Rooting Rhododendron and Azalea Cuttings
by Donald W. Hyatt


  1. Make short cuttings, 2 to 3 inches long. Remove flower buds and excess foliage. Long cuttings can often be cut into several sections. Azaleas root very easily during the winter months. Take a look at the special page on Dormant Azalea Cuttings.
  2. On rhododendrons, "wound" the base of cuttings by removing some bark on both sides with a sharp knife.
  3. Dip the end of each cutting in a rooting hormone such as Rootone or Dip 'N Grow.
  4. Insert the bottom inch of the cutting into container filled with potting medium ( 1/2 Peat, 1/4 Sand, 1/4 Perlite). Medium should be damp but not wet since excess moisture causes rotting.
  5. Optional: If insects or disease had been present, spray cuttings with insecticide / fungicide mix.

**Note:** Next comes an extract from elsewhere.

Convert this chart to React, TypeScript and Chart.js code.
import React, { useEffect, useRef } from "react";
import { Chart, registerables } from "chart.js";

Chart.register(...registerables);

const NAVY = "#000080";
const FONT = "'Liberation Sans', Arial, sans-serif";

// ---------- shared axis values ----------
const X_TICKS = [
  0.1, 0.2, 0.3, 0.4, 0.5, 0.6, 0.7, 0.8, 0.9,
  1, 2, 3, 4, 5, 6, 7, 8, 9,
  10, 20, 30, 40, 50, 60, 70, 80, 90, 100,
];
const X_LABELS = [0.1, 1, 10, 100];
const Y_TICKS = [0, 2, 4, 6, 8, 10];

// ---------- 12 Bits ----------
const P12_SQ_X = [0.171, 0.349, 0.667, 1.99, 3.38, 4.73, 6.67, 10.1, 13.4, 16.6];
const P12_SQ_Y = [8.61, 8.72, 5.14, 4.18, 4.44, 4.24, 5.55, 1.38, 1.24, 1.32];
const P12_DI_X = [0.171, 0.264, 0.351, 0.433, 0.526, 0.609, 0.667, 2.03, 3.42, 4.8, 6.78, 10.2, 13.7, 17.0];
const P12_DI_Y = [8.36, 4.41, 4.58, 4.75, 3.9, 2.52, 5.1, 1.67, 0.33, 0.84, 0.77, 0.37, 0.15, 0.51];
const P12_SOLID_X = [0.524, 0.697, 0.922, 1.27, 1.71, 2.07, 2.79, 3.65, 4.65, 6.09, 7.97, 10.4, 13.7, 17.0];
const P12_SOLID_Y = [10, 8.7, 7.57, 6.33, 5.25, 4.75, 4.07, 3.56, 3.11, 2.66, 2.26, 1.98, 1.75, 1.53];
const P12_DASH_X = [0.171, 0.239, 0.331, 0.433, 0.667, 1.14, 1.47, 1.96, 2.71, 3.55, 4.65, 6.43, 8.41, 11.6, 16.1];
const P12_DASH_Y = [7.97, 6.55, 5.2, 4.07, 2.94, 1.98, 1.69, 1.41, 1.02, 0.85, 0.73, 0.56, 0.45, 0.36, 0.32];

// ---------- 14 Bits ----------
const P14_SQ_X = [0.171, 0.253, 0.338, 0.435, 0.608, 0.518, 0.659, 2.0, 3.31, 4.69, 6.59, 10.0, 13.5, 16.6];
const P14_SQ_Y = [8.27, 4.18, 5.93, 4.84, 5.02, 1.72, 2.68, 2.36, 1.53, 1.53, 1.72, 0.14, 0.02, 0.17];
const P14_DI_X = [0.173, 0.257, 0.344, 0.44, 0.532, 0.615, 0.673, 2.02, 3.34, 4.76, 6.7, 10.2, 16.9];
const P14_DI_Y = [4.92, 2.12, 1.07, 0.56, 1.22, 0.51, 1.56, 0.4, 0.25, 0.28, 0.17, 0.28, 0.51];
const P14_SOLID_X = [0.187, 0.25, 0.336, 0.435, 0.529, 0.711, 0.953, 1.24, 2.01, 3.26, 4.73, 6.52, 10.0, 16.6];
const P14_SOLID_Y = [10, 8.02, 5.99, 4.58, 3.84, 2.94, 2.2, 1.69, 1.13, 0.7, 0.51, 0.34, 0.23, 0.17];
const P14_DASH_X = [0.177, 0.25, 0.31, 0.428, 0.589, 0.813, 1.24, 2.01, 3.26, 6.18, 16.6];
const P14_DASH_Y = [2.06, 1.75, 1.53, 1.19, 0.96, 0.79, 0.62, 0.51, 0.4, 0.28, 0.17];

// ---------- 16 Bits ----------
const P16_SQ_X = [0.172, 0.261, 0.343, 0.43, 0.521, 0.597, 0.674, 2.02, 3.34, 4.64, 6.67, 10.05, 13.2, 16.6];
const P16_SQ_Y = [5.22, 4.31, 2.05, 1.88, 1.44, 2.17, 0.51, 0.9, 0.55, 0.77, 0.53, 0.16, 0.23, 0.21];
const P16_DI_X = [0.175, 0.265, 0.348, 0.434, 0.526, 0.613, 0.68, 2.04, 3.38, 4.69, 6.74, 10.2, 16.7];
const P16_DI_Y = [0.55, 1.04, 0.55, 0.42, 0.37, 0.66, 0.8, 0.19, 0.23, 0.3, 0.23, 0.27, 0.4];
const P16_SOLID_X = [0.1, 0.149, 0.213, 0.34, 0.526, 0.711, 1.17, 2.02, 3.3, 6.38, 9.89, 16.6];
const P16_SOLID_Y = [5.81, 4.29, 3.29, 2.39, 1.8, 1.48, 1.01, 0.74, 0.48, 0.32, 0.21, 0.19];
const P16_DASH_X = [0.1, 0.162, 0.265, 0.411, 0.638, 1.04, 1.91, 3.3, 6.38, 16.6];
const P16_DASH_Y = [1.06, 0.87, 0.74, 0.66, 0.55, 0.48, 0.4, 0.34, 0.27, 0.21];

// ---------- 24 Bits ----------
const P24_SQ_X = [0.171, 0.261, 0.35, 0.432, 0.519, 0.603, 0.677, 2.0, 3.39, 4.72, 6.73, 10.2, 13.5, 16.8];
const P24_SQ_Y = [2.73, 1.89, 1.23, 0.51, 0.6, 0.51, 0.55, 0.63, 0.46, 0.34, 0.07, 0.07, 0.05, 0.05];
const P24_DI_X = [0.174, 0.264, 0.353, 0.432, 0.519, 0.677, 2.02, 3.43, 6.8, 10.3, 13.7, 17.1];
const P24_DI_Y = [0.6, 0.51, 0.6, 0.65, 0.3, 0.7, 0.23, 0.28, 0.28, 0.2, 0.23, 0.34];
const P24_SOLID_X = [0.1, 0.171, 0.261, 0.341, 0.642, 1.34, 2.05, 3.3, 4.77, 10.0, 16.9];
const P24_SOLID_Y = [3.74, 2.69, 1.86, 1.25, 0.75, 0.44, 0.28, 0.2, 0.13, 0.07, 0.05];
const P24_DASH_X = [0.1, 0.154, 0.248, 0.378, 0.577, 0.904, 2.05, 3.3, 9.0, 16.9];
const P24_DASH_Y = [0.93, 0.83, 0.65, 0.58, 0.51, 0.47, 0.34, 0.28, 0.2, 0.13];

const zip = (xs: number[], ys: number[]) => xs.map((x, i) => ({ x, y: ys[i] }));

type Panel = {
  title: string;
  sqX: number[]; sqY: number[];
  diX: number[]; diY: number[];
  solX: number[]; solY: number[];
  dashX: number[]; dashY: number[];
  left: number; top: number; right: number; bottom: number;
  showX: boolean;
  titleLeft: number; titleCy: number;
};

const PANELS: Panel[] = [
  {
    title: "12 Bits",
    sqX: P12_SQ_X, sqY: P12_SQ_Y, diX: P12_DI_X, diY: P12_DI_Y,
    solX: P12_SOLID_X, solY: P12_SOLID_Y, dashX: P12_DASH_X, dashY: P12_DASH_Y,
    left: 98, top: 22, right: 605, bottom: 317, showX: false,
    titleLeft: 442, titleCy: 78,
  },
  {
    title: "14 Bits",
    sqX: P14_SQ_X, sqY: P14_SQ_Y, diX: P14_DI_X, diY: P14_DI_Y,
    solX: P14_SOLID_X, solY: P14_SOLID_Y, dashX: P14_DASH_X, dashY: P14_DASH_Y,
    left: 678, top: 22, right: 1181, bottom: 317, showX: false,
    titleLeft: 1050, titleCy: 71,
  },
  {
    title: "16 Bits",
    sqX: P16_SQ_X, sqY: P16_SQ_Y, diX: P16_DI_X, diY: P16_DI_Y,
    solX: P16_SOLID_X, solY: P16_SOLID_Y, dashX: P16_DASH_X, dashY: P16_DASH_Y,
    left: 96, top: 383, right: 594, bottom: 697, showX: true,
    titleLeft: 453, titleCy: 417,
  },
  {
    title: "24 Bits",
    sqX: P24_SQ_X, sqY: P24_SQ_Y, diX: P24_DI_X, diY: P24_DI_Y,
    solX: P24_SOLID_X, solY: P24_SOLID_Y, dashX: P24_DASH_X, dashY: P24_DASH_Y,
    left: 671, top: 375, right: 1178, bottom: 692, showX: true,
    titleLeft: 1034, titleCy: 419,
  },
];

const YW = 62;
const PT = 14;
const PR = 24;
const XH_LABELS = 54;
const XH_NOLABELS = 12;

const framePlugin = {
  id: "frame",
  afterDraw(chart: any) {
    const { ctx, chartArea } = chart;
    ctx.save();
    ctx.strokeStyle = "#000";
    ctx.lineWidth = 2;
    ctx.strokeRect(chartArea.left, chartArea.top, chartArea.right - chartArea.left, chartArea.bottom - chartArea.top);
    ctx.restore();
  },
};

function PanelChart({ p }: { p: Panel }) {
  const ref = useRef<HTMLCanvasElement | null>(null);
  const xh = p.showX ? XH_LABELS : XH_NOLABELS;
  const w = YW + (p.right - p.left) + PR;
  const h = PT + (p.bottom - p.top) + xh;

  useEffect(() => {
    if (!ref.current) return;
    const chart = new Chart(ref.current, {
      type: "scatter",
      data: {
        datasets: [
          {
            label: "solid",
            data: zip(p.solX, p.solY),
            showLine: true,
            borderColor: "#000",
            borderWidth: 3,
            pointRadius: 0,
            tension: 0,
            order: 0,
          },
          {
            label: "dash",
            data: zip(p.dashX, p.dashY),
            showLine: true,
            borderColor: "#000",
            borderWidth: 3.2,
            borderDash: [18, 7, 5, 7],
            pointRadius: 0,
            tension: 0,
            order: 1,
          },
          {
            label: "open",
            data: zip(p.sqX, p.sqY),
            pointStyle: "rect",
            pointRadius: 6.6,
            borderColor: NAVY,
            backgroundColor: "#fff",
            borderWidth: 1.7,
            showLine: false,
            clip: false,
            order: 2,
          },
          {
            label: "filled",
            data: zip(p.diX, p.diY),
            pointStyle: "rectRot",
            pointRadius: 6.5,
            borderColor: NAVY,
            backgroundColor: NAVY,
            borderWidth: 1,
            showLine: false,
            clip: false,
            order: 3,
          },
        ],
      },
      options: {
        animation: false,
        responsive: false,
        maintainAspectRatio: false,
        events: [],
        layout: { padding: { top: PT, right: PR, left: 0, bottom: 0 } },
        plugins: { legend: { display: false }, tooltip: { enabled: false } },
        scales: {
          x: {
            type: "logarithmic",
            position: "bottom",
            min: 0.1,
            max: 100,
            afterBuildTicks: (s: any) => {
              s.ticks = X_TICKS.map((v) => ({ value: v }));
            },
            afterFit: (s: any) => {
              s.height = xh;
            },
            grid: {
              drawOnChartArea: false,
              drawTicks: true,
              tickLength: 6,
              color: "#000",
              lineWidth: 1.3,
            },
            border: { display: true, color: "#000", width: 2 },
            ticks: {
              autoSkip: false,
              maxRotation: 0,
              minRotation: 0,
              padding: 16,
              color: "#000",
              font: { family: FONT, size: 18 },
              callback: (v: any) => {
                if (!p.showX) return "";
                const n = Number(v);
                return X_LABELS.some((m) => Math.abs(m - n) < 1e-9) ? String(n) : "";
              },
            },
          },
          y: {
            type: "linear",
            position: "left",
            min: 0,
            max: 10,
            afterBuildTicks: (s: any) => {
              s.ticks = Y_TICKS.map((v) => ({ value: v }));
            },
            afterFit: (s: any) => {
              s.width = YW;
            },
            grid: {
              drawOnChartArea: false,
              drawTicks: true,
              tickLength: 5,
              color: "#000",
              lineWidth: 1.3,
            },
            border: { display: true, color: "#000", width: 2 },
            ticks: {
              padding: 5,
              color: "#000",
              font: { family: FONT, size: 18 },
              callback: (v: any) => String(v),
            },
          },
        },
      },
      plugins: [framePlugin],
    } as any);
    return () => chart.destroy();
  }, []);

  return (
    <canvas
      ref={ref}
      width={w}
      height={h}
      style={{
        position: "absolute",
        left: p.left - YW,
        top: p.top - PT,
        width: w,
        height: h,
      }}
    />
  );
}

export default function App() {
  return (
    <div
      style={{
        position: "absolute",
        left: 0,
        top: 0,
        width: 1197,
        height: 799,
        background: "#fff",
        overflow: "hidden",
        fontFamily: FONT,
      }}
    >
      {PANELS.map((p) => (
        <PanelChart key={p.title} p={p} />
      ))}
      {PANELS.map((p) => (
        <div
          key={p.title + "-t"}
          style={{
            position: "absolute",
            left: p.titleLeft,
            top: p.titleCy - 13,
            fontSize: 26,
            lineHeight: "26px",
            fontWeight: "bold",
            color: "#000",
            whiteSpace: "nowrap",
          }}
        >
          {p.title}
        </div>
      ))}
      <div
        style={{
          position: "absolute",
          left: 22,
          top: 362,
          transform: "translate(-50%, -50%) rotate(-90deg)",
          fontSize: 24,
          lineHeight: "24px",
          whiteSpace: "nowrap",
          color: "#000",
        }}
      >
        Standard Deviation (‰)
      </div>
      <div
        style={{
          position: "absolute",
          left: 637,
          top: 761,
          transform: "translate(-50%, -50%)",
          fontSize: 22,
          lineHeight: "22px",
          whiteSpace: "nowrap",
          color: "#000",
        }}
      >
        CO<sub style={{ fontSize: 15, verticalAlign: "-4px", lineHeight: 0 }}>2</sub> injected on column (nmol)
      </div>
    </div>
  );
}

  6. Enclose containers in clear plastic bags, and place in bright window out of direct sun or preferably under fluorescent lights with "long day" conditions (16 to 24 hours of light each day).

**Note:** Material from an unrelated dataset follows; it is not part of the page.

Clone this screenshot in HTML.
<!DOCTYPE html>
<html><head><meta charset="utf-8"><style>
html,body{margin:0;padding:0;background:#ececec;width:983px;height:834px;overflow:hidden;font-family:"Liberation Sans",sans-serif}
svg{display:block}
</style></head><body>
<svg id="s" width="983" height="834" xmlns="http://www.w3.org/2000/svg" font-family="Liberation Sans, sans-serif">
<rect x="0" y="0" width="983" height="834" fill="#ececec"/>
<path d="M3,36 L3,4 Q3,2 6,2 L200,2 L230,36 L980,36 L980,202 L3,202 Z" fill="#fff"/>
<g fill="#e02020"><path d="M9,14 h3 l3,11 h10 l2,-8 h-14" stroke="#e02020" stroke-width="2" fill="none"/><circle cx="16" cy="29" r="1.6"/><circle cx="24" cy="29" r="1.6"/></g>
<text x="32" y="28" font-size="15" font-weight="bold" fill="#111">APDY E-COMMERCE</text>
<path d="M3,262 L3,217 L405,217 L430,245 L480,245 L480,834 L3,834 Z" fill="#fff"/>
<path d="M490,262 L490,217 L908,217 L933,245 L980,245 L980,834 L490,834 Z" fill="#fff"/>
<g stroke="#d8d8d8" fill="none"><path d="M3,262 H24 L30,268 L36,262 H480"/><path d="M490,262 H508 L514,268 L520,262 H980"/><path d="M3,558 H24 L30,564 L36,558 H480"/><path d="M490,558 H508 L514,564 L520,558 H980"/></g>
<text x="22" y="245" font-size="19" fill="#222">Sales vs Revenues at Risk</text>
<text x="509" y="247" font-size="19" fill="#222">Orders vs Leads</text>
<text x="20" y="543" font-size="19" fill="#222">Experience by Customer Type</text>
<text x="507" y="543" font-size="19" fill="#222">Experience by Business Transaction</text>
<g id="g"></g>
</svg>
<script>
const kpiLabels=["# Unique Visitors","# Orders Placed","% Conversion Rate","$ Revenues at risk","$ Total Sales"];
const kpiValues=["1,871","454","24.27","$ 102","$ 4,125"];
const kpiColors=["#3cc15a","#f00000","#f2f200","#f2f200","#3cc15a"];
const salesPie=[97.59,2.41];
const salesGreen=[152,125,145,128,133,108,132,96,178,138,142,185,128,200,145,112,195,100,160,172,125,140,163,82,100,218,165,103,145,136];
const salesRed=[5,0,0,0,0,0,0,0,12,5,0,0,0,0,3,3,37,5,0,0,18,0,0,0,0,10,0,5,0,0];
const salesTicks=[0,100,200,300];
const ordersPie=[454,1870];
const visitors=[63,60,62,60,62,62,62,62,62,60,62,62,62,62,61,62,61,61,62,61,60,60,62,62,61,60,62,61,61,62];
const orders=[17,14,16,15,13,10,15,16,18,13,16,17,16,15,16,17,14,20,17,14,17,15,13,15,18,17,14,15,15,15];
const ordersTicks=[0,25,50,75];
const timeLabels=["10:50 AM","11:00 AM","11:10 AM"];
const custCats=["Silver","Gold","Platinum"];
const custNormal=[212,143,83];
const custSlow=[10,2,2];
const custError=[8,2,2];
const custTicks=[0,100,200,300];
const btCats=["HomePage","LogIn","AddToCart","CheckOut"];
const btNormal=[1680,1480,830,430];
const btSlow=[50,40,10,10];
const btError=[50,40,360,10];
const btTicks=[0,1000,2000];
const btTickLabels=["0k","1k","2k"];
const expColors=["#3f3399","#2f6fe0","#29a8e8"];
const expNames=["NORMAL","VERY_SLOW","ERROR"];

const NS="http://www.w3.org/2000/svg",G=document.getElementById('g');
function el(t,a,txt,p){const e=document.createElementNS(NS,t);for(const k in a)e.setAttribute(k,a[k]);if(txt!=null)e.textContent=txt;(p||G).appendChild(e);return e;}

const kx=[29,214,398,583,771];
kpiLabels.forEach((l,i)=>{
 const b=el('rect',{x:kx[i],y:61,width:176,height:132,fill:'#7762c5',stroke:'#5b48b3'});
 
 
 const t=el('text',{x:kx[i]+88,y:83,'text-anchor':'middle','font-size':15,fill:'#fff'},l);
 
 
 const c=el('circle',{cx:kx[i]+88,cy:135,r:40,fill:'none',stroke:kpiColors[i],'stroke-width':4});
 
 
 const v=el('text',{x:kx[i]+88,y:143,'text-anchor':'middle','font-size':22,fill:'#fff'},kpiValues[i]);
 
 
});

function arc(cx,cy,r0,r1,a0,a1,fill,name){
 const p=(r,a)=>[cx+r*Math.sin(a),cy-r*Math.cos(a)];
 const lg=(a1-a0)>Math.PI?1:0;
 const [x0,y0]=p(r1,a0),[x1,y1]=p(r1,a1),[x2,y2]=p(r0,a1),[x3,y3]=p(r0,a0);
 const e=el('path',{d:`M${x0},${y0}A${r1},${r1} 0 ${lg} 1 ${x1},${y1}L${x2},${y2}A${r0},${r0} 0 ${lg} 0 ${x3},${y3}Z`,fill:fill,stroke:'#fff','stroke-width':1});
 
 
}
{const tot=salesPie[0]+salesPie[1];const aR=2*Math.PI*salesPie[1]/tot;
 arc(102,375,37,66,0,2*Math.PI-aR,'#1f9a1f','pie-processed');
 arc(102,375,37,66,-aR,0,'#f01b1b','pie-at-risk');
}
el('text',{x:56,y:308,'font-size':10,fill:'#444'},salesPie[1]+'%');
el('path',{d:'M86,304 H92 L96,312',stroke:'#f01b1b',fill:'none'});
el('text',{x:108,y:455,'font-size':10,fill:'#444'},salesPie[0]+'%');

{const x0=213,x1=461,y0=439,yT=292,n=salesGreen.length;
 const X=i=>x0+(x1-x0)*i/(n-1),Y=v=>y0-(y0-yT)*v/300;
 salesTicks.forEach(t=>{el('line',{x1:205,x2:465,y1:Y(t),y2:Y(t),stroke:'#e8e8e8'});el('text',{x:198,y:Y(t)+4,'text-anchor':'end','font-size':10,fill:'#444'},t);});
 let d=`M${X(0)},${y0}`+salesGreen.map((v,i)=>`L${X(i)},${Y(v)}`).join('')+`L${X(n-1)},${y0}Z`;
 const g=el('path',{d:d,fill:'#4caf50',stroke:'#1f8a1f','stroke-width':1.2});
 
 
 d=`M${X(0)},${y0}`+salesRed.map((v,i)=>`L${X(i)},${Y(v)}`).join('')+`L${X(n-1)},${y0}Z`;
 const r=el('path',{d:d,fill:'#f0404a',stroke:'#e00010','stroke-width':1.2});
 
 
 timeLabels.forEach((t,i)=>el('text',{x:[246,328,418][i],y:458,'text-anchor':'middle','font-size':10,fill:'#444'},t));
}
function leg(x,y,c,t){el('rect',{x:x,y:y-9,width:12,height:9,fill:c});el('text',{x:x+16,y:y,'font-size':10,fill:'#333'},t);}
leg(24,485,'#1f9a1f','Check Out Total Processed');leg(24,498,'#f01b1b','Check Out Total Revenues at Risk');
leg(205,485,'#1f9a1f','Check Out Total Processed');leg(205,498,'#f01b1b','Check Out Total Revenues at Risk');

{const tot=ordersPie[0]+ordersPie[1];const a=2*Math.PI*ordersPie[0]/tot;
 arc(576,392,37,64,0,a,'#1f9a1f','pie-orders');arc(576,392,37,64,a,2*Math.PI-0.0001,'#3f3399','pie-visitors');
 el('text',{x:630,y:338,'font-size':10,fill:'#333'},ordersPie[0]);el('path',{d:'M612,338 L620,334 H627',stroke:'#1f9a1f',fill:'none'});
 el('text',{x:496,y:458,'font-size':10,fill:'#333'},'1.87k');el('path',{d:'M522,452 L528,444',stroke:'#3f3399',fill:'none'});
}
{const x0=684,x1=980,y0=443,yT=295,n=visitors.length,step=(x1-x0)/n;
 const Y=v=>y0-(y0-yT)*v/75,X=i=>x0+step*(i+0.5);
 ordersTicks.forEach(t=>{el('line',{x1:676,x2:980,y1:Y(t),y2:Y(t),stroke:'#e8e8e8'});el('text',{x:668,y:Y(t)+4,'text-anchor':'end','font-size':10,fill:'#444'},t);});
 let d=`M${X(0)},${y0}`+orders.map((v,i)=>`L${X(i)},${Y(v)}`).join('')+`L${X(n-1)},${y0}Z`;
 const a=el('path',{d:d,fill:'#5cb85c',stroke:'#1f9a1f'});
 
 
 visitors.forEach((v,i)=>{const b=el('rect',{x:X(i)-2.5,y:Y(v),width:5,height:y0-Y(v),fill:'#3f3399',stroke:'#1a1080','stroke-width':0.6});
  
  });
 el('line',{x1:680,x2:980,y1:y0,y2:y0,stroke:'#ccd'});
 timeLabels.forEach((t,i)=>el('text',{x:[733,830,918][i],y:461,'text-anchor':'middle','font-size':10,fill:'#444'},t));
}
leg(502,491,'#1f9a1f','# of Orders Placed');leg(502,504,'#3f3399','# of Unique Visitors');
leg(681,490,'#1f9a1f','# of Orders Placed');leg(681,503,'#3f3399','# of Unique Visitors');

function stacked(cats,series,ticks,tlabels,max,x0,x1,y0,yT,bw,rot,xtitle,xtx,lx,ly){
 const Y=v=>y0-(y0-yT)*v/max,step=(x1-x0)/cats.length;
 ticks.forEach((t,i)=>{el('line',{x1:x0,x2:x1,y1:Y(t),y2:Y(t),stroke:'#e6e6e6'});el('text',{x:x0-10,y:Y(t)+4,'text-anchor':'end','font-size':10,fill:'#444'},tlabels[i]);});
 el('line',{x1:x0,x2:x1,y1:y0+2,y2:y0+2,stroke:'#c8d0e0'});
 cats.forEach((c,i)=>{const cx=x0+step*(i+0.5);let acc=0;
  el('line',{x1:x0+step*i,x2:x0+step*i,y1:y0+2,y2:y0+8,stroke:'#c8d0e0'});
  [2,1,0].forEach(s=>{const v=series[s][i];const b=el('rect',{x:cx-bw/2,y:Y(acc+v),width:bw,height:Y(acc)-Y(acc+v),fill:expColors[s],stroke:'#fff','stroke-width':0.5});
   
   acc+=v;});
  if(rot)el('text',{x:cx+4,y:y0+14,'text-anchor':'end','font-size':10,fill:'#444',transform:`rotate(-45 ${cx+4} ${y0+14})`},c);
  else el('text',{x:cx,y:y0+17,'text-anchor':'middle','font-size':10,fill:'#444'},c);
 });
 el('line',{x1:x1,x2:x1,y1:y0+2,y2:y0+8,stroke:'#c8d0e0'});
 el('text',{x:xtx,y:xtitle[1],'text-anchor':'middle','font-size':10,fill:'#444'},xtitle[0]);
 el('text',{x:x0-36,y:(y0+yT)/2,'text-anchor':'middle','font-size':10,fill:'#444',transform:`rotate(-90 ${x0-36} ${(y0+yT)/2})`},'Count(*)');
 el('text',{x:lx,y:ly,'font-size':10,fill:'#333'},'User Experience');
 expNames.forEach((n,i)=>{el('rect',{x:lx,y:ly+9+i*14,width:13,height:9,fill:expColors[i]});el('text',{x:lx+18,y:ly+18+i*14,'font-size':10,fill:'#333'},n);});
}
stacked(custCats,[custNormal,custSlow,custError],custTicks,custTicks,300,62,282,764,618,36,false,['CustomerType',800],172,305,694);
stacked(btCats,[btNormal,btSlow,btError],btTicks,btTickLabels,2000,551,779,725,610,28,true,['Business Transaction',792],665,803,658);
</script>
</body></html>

  7. Cuttings should root in 2 to 4 months but sometimes it is better to leave them undisturbed for 6 months or more so that a substantial root system will be present before repotting. Even after they are well rooted, still keep on the "dry side" to encourage root growth. Continue to grow under lights or provide cold frame protection the first winter. Very weak fertilzer may be applied to well rooted cuttings but too much will encourage disease problems too, especially under low light conditions such as fluorescent tubes provide.